The Patriot Post® · In Brief: Prosecute the Leaker, Release the Decision
“It would be difficult to cite a higher American public interest than conducting a criminal investigation of the Supreme Court leak,” argues former federal prosecutor Andrew McCarthy. “The current security of the justices and the long-term viability of the court as an institution depend on it.
That’s mincing no words. We’ve thoroughly covered the leak and the aftermath here and here. McCarthy’s interest is delving further into the investigation.
It was entirely appropriate for the court to confirm that Justice Samuel Alito’s draft opinion in the Mississippi abortion case, Dobbs v. Jackson Women’s Health, is not at this point an authoritative ruling of the court. There could understandably be public confusion on that point, so it was incumbent on the court to clarify.
But there are unwelcome consequences to even appropriate actions. The obvious one here is that with the court having assured everyone that there is a draft opinion but it is not yet a final ruling, radicals prone to intimidation tactics know that now is the time to act.
Moreover, they have targets. Besides Alito, four conservative justices have been reported as members of a majority that favors overruling Roe v. Wade and Planned Parenthood v. Casey — Justices Clarence Thomas, Neil Gorsuch, Brett Kavanaugh and Amy Coney Barrett.
This is why the opinion must be formally issued forthwith. The viability of the court as a deliberative judicial institution is at stake. If the opinion or the vote tabulation were to change in any meaningful way, it would appear that the justices caved to intimidation tactics — which would simply breed more intimidation tactics. We’d have not the rule of law but the law of the jungle.
He points to the "security of the justices,” too, which has been put at risk by leftist agitators calling for protests at their homes. Therefore, he argues, prosecuting the leaker is of paramount importance:
The leak is a corrupt act that was patently intended to influence the outcome of the Dobbs case. That makes it a criminal obstruction of that judicial proceeding. Obstruction is the charge that the Biden Justice Department has brought against some of the most serious Capitol riot defendants, whose corrupt acts were intended to influence and intimidate Congress into changing the outcome of the 2020 presidential election. It is even more clearly applicable to court cases — we don’t call it obstruction of justice for nothing.
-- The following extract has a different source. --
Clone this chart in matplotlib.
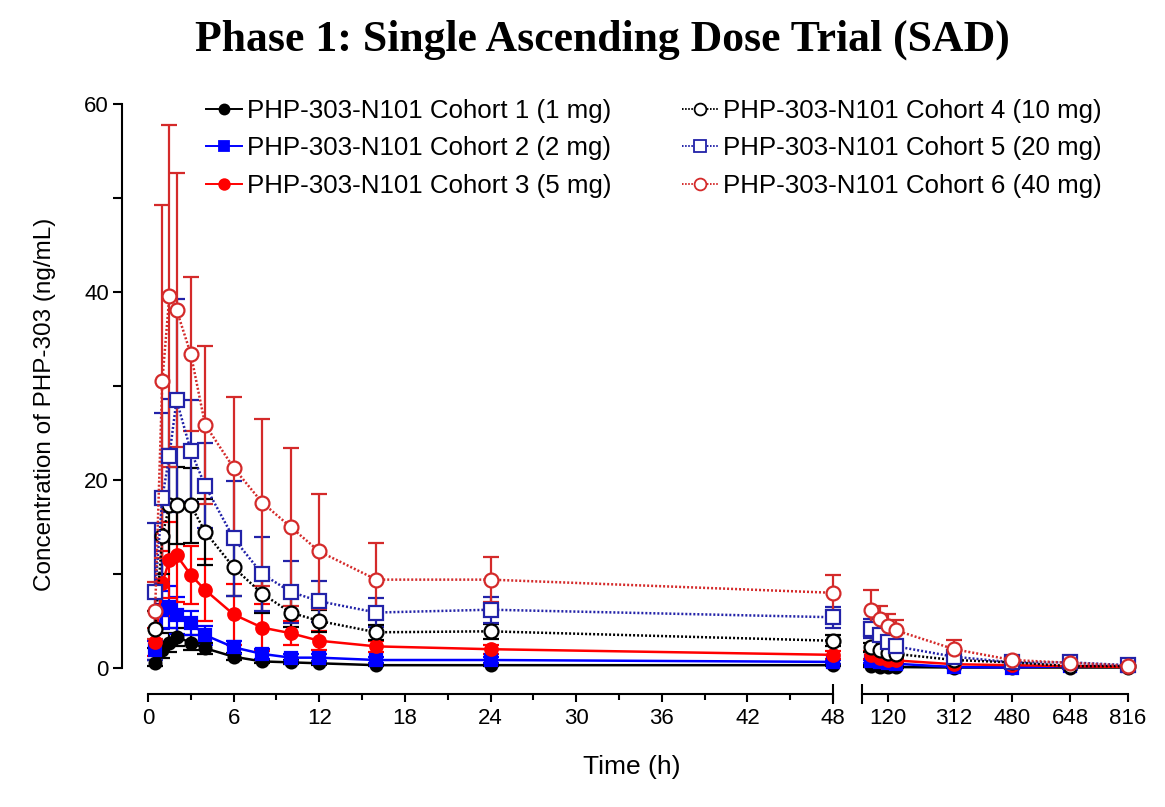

He also notes that the leak amounts to theft of U.S. government property in an effort to “defraud the United States” by undermining “the Supreme Court’s regular process for crafting, deliberating and issuing opinions that create binding United States law.” Hence the Court’s deployment of its own marshal is insufficient. He concludes:
Time’s a-wasting. It is not just that leaks get harder to investigate as days turn into weeks and the noise investigators must pierce through gets more intense. The integrity of the court’s processes, the court’s standing as a judicial institution and the security of the justices require a vigorous demonstration that leaks will not be tolerated. They’ll be prosecuted.